What you should do: Print again only this span: the line with "Convert this chart to matplotlib code.", the line with "y_ticks = [13, 14, 15, 16, 17, 18]", and all lines between them, exactly as given.

Data rows:
-- -- --

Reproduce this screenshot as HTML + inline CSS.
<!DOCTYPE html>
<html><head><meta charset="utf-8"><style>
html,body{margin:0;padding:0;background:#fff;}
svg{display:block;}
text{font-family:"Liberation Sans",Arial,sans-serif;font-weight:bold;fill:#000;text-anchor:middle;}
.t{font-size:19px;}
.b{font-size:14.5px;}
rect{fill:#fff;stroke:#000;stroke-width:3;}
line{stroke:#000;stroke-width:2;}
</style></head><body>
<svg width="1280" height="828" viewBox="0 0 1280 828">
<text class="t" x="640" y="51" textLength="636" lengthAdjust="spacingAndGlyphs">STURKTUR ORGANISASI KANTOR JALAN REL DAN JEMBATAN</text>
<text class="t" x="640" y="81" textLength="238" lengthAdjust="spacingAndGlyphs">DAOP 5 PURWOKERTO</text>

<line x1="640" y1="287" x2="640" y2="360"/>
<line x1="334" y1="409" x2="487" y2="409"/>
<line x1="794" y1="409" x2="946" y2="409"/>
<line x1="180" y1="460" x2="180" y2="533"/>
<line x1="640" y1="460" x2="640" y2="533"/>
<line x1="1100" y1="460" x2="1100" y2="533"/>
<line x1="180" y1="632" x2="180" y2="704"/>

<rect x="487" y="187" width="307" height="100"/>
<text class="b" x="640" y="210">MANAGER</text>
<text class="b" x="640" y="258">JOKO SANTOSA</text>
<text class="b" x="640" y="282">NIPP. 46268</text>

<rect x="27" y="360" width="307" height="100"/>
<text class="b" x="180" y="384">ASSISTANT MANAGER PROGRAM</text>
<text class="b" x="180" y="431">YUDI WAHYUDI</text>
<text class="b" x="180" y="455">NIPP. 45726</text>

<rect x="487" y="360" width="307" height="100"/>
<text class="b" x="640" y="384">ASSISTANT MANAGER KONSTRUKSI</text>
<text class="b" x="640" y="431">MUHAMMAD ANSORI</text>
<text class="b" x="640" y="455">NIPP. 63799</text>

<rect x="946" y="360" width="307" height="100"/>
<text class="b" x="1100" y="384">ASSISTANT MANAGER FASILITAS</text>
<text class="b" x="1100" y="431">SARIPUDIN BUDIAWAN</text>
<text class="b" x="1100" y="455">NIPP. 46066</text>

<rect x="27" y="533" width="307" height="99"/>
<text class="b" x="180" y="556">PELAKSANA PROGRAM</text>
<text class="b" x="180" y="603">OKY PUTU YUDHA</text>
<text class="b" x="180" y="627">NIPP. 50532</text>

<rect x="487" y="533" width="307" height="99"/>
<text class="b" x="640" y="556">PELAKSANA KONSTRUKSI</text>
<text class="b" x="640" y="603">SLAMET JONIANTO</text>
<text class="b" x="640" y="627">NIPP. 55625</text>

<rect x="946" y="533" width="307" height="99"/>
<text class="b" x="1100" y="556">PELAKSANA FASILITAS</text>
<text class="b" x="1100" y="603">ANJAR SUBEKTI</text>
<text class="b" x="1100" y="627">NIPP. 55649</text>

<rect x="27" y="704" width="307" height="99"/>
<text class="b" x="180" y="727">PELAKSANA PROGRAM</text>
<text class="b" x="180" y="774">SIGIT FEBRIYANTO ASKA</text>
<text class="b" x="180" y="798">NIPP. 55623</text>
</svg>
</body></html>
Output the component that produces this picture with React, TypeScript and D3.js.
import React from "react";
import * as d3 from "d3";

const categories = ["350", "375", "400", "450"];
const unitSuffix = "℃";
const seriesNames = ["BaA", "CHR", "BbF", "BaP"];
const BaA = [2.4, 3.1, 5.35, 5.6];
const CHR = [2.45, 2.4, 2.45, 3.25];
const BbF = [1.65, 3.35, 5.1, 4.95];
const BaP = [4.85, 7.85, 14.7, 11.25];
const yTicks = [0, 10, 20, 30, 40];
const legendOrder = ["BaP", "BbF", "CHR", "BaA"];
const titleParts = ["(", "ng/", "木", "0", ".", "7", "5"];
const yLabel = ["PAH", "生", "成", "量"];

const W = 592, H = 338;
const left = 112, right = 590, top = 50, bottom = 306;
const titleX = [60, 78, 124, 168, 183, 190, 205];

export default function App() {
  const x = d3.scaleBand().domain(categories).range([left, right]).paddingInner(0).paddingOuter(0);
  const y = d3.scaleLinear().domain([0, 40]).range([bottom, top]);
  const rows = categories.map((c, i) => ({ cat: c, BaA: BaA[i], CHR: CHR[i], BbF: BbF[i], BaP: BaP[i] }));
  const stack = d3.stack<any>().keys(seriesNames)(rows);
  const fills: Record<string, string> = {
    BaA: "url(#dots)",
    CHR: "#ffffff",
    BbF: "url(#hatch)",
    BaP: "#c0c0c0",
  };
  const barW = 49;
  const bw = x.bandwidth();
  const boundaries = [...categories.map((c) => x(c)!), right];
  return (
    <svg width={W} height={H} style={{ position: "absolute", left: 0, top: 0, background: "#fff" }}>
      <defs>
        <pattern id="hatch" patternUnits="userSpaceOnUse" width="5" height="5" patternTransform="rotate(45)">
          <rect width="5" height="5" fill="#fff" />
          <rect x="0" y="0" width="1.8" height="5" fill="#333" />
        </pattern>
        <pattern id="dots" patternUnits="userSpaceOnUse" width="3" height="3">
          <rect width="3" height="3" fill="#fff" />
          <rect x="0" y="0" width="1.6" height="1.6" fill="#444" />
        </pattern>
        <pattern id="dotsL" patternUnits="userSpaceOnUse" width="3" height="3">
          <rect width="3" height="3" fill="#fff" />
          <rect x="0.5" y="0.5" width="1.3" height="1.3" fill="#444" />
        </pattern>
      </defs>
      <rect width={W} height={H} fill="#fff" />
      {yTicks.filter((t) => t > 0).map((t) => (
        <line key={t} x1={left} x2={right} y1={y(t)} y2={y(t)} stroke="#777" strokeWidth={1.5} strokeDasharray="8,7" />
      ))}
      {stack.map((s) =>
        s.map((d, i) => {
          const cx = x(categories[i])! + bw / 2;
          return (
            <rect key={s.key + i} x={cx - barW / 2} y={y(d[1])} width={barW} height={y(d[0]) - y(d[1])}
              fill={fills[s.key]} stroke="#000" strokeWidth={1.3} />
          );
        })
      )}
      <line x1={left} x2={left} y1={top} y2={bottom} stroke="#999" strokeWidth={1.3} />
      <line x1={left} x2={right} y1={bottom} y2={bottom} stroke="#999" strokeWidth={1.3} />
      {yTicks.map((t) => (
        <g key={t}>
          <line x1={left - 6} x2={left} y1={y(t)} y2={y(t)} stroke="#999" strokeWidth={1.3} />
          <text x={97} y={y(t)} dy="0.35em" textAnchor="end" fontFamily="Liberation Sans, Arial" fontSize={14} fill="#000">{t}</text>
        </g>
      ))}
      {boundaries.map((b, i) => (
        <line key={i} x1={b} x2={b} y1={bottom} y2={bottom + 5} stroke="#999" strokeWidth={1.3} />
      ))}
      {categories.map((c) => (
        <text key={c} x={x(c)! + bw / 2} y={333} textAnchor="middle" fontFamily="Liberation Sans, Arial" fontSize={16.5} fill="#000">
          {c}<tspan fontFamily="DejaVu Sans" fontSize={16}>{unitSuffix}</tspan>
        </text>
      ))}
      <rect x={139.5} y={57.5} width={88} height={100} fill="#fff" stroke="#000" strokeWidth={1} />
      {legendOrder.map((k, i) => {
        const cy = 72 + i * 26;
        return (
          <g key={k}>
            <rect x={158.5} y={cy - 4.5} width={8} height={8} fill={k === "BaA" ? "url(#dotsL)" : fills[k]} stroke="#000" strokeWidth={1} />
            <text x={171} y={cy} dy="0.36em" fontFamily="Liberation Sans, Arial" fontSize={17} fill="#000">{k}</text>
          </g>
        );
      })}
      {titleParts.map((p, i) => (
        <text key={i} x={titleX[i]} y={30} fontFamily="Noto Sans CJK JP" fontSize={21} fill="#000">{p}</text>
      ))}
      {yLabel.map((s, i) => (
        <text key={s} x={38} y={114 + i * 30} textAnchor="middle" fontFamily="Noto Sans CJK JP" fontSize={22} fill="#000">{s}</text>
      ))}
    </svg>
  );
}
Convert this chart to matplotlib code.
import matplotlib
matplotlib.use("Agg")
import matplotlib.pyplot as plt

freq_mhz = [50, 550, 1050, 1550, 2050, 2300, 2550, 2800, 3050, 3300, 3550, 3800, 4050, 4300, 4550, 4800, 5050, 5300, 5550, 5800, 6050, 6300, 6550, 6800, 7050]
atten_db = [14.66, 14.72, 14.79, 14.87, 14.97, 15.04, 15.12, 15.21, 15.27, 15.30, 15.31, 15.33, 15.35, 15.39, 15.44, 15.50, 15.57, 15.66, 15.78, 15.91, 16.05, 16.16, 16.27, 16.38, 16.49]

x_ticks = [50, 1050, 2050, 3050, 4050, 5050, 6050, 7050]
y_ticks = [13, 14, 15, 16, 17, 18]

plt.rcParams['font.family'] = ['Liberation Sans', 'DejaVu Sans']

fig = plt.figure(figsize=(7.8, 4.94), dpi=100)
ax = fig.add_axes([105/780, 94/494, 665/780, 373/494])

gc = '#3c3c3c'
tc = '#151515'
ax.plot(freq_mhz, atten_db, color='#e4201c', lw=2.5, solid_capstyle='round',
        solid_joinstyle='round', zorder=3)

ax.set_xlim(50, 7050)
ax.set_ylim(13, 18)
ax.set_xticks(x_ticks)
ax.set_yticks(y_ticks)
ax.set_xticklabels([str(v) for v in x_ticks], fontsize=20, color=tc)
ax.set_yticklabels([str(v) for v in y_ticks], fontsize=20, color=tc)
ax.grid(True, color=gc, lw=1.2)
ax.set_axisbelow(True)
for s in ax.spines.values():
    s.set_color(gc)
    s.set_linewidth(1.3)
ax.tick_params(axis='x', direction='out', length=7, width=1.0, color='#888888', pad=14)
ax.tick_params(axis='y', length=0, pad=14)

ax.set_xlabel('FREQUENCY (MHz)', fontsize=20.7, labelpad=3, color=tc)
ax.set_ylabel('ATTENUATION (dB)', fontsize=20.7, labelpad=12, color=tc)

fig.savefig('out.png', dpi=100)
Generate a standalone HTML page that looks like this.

-- -- --

Result for this exercise:
Convert this chart to matplotlib code.
import matplotlib
matplotlib.use("Agg")
import matplotlib.pyplot as plt

freq_mhz = [50, 550, 1050, 1550, 2050, 2300, 2550, 2800, 3050, 3300, 3550, 3800, 4050, 4300, 4550, 4800, 5050, 5300, 5550, 5800, 6050, 6300, 6550, 6800, 7050]
atten_db = [14.66, 14.72, 14.79, 14.87, 14.97, 15.04, 15.12, 15.21, 15.27, 15.30, 15.31, 15.33, 15.35, 15.39, 15.44, 15.50, 15.57, 15.66, 15.78, 15.91, 16.05, 16.16, 16.27, 16.38, 16.49]

x_ticks = [50, 1050, 2050, 3050, 4050, 5050, 6050, 7050]
y_ticks = [13, 14, 15, 16, 17, 18]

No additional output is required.